→ JOB:
Without the images, write out the whole listing exactly.

→ SOURCE MATERIAL:
* Begin *
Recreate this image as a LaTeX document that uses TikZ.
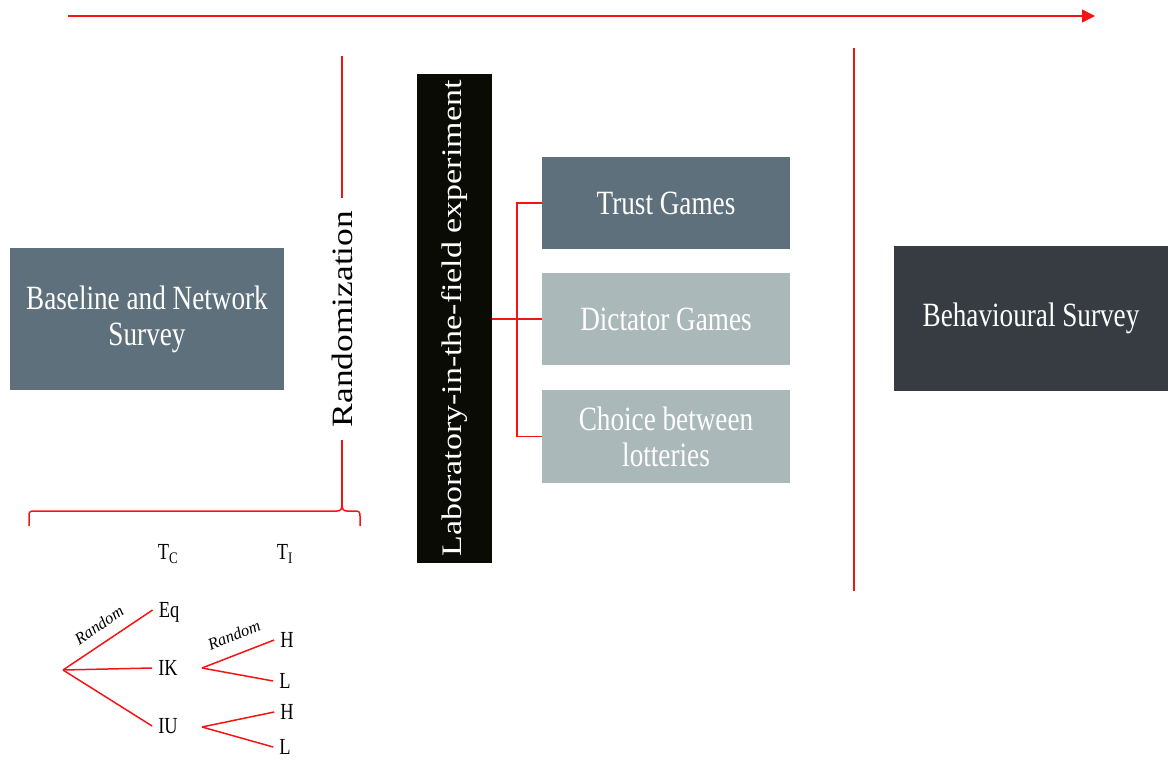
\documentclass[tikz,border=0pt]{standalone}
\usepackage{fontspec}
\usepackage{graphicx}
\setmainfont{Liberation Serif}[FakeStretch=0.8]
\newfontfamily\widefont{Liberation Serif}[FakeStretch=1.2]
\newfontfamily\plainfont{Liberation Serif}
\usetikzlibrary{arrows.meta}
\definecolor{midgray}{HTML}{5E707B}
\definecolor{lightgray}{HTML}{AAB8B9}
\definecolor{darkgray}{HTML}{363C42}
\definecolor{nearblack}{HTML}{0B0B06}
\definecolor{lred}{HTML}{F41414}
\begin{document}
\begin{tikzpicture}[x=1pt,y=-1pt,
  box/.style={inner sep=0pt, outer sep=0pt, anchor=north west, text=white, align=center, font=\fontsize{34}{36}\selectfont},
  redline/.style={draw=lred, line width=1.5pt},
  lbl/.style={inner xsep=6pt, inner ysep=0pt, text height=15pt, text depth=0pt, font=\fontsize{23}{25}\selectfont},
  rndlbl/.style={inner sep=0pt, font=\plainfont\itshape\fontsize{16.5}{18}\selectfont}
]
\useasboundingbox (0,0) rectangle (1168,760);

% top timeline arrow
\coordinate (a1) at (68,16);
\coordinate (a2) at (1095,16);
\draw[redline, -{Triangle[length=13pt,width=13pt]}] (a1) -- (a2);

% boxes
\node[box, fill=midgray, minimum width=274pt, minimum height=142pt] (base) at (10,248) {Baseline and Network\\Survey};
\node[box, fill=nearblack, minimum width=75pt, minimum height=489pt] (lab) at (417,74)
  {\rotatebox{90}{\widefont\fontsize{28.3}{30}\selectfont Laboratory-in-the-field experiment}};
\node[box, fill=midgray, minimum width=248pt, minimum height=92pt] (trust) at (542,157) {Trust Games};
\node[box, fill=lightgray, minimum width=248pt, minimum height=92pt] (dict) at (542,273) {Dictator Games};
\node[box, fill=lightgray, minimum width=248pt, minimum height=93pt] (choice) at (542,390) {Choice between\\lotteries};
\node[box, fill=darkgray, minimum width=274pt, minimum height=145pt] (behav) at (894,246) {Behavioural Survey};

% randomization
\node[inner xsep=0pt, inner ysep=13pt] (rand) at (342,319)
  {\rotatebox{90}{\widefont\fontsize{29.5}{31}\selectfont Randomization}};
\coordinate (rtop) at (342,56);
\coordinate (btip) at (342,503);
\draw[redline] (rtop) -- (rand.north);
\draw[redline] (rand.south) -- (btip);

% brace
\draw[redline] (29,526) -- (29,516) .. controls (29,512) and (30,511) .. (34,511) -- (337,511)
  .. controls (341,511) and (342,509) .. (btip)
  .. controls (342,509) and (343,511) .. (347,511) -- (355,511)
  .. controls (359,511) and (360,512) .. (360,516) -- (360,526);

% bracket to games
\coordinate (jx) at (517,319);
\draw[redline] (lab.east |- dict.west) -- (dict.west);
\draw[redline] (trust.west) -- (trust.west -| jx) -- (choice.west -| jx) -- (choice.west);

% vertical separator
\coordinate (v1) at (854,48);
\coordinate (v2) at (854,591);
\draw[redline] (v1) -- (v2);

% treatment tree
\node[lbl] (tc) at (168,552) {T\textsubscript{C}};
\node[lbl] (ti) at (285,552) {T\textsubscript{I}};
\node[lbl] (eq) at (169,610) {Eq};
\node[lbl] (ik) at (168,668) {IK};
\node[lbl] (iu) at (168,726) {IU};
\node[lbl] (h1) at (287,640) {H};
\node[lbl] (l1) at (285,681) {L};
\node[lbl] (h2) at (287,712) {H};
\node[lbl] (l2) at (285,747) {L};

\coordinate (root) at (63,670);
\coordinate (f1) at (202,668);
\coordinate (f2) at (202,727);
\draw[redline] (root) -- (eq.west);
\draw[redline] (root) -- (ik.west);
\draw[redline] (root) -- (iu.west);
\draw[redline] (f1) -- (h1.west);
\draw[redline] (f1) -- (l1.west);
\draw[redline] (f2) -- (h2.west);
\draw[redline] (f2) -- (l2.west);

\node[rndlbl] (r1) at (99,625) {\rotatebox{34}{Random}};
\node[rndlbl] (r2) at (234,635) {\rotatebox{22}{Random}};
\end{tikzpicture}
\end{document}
* End *
→ OUTPUT BELOW:
Recreate this image as a LaTeX document that uses TikZ.
\documentclass[tikz,border=0pt]{standalone}
\usepackage{fontspec}
\usepackage{graphicx}
\setmainfont{Liberation Serif}[FakeStretch=0.8]
\newfontfamily\widefont{Liberation Serif}[FakeStretch=1.2]
\newfontfamily\plainfont{Liberation Serif}
\usetikzlibrary{arrows.meta}
\definecolor{midgray}{HTML}{5E707B}
\definecolor{lightgray}{HTML}{AAB8B9}
\definecolor{darkgray}{HTML}{363C42}
\definecolor{nearblack}{HTML}{0B0B06}
\definecolor{lred}{HTML}{F41414}
\begin{document}
\begin{tikzpicture}[x=1pt,y=-1pt,
  box/.style={inner sep=0pt, outer sep=0pt, anchor=north west, text=white, align=center, font=\fontsize{34}{36}\selectfont},
  redline/.style={draw=lred, line width=1.5pt},
  lbl/.style={inner xsep=6pt, inner ysep=0pt, text height=15pt, text depth=0pt, font=\fontsize{23}{25}\selectfont},
  rndlbl/.style={inner sep=0pt, font=\plainfont\itshape\fontsize{16.5}{18}\selectfont}
]
\useasboundingbox (0,0) rectangle (1168,760);

% top timeline arrow
\coordinate (a1) at (68,16);
\coordinate (a2) at (1095,16);
\draw[redline, -{Triangle[length=13pt,width=13pt]}] (a1) -- (a2);

% boxes
\node[box, fill=midgray, minimum width=274pt, minimum height=142pt] (base) at (10,248) {Baseline and Network\\Survey};
\node[box, fill=nearblack, minimum width=75pt, minimum height=489pt] (lab) at (417,74)
  {\rotatebox{90}{\widefont\fontsize{28.3}{30}\selectfont Laboratory-in-the-field experiment}};
\node[box, fill=midgray, minimum width=248pt, minimum height=92pt] (trust) at (542,157) {Trust Games};
\node[box, fill=lightgray, minimum width=248pt, minimum height=92pt] (dict) at (542,273) {Dictator Games};
\node[box, fill=lightgray, minimum width=248pt, minimum height=93pt] (choice) at (542,390) {Choice between\\lotteries};
\node[box, fill=darkgray, minimum width=274pt, minimum height=145pt] (behav) at (894,246) {Behavioural Survey};

% randomization
\node[inner xsep=0pt, inner ysep=13pt] (rand) at (342,319)
  {\rotatebox{90}{\widefont\fontsize{29.5}{31}\selectfont Randomization}};
\coordinate (rtop) at (342,56);
\coordinate (btip) at (342,503);
\draw[redline] (rtop) -- (rand.north);
\draw[redline] (rand.south) -- (btip);

% brace
\draw[redline] (29,526) -- (29,516) .. controls (29,512) and (30,511) .. (34,511) -- (337,511)
  .. controls (341,511) and (342,509) .. (btip)
  .. controls (342,509) and (343,511) .. (347,511) -- (355,511)
  .. controls (359,511) and (360,512) .. (360,516) -- (360,526);

% bracket to games
\coordinate (jx) at (517,319);
\draw[redline] (lab.east |- dict.west) -- (dict.west);
\draw[redline] (trust.west) -- (trust.west -| jx) -- (choice.west -| jx) -- (choice.west);

% vertical separator
\coordinate (v1) at (854,48);
\coordinate (v2) at (854,591);
\draw[redline] (v1) -- (v2);

% treatment tree
\node[lbl] (tc) at (168,552) {T\textsubscript{C}};
\node[lbl] (ti) at (285,552) {T\textsubscript{I}};
\node[lbl] (eq) at (169,610) {Eq};
\node[lbl] (ik) at (168,668) {IK};
\node[lbl] (iu) at (168,726) {IU};
\node[lbl] (h1) at (287,640) {H};
\node[lbl] (l1) at (285,681) {L};
\node[lbl] (h2) at (287,712) {H};
\node[lbl] (l2) at (285,747) {L};

\coordinate (root) at (63,670);
\coordinate (f1) at (202,668);
\coordinate (f2) at (202,727);
\draw[redline] (root) -- (eq.west);
\draw[redline] (root) -- (ik.west);
\draw[redline] (root) -- (iu.west);
\draw[redline] (f1) -- (h1.west);
\draw[redline] (f1) -- (l1.west);
\draw[redline] (f2) -- (h2.west);
\draw[redline] (f2) -- (l2.west);

\node[rndlbl] (r1) at (99,625) {\rotatebox{34}{Random}};
\node[rndlbl] (r2) at (234,635) {\rotatebox{22}{Random}};
\end{tikzpicture}
\end{document}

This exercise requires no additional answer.